Another part of Carroll’s critique of anthropocentrism can be found in Chapter 3, when Alice and the Gnat discuss the fact that insects don’t seem to answer to their names:
“What’s the use of their having names,” the gnat said, “if they wo’n’t answer to them?”
“No use to them,” said Alice; “but it’s useful to the people that name them, I suppose. If not, why do things have names at all?”
“I can’t say,” the Gnat replied. “Further on, in the woods down there, they’ve got no names.” (149)
Here I am more than tempted to read “names” as “species names.” Why do animals have species names? Because those names are “useful to the people that name them.” But those names are of no use to the animals themselves. The animals don’t “answer” to those names—indeed, as Darwin tells us, a species name refers to a population whose borders are difficult to define and always changing.

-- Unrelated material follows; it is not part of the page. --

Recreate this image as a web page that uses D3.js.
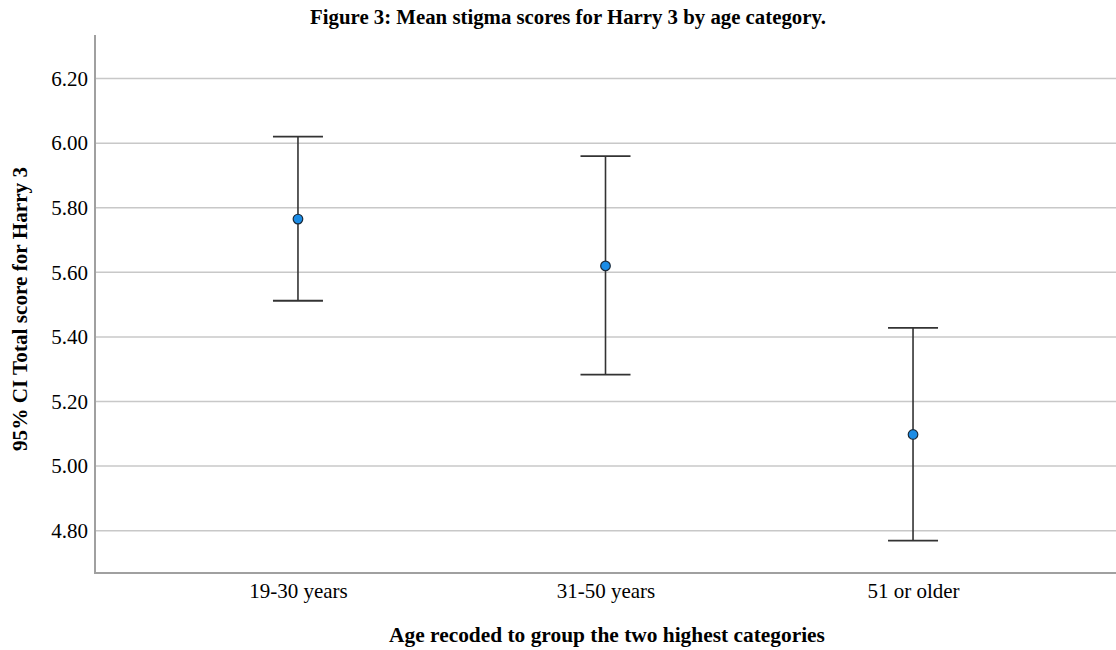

Deeper in the woods, in places where man has not ventured, the animals have no names (and no doubt do fine even without them). What’s more, when Alice does actually travel to these woods, she loses her own name and subsequently her identity. These woods, then, are a deeply Darwinian space. They are a place where species are defined less simplistically and where, as a result, man loses his sense of identity. In this forest man can no longer see himself as the being capable of naming and separating all of the animals. And as a result he can no longer see himself as wholly set off from those animals.
In a sense, Darwin voids the gift that God gave to Adam, the absolute gift of being able to name all of the birds of the sky and the beasts of the earth. Carroll follows suit in returning the gift, and likewise does an admirable job of tracing out the implications of man’s losing this particular privilege.